Rachel and Kayleen McAdams featured in this week’s Who Do You Think You Are? and the episode primarily focused on military clues to their family history. The McAdams sisters’ adventure started and ended in Canada, and as they traveled along their historical journey, the audience got a taste of the life of a Loyalist during the American Revolution. A side of the story we do not often hear about, as the political tension increased between the colonists and the Crown, residents of this new land were forced to make extreme decisions, often at the risk of persecution from their friends and neighbors.
James Gray, once a resident of the Lake Champaign area in New York and Vermont, was forced north to a Canadian refugee camp outside of St. John, in Ontario. One of several such camps, the family would have lived in horrid conditions, and at some point, James Gray joined the fight as a Loyalist Ranger. By 1781, there were more than 1300 people taking shelter at these camps, including 55 families at St. Johns. James Gray was mustered out in 1784, having already been reunited with his family, and they almost immediately sought to take advantage of the opportunities his service – and his loyalty – provided to him.
As part of the reward for remaining dedicated to the Crown, the men and their families were gifted land in Canada. Available to more than one generation of the family, they became some of the earliest permanent settlers in Upper Canada and are regarded today as some of the founding families. Finding an individual’s military service records is a helpful start to understanding if your ancestor was a part of this unique community in Canadian history. You can find avariety of records on Findmypast, including Regimental & Service Records such as this one for John Pearson.
John Gray certainly wasn’t the only man in uniform in the McAdams family. They also discovered that at least two generations of the Gale family were active in both the Royal Navy and the Air Force. Could W.H. Gale, a Rigger in 1914 be the same William H. Gale mentioned in the episode? With a bit more information about the serviceman himself, it is certainly a possibility. This makes the family interview so very important; gaining as many details from your living relatives as possible to be able to make informed theories based on the records you find.

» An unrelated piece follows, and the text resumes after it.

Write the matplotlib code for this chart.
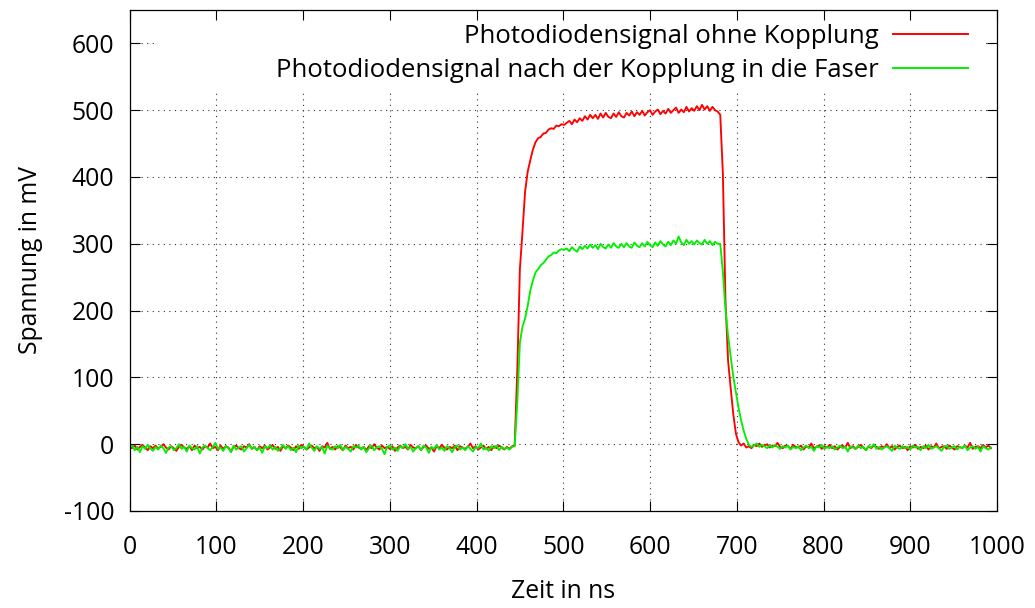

Identifying your ancestor’s military past can be extremely beneficial to learning more about the history of your family. Once you have identified their individual role, expand your search to learn more about the engagements their unit was involved in, the men and women who served side by side with them. Even if you do not locate your specific family member, you can access diaries, memoirs, unit histories and other material that will give you a day to day look at their experiences.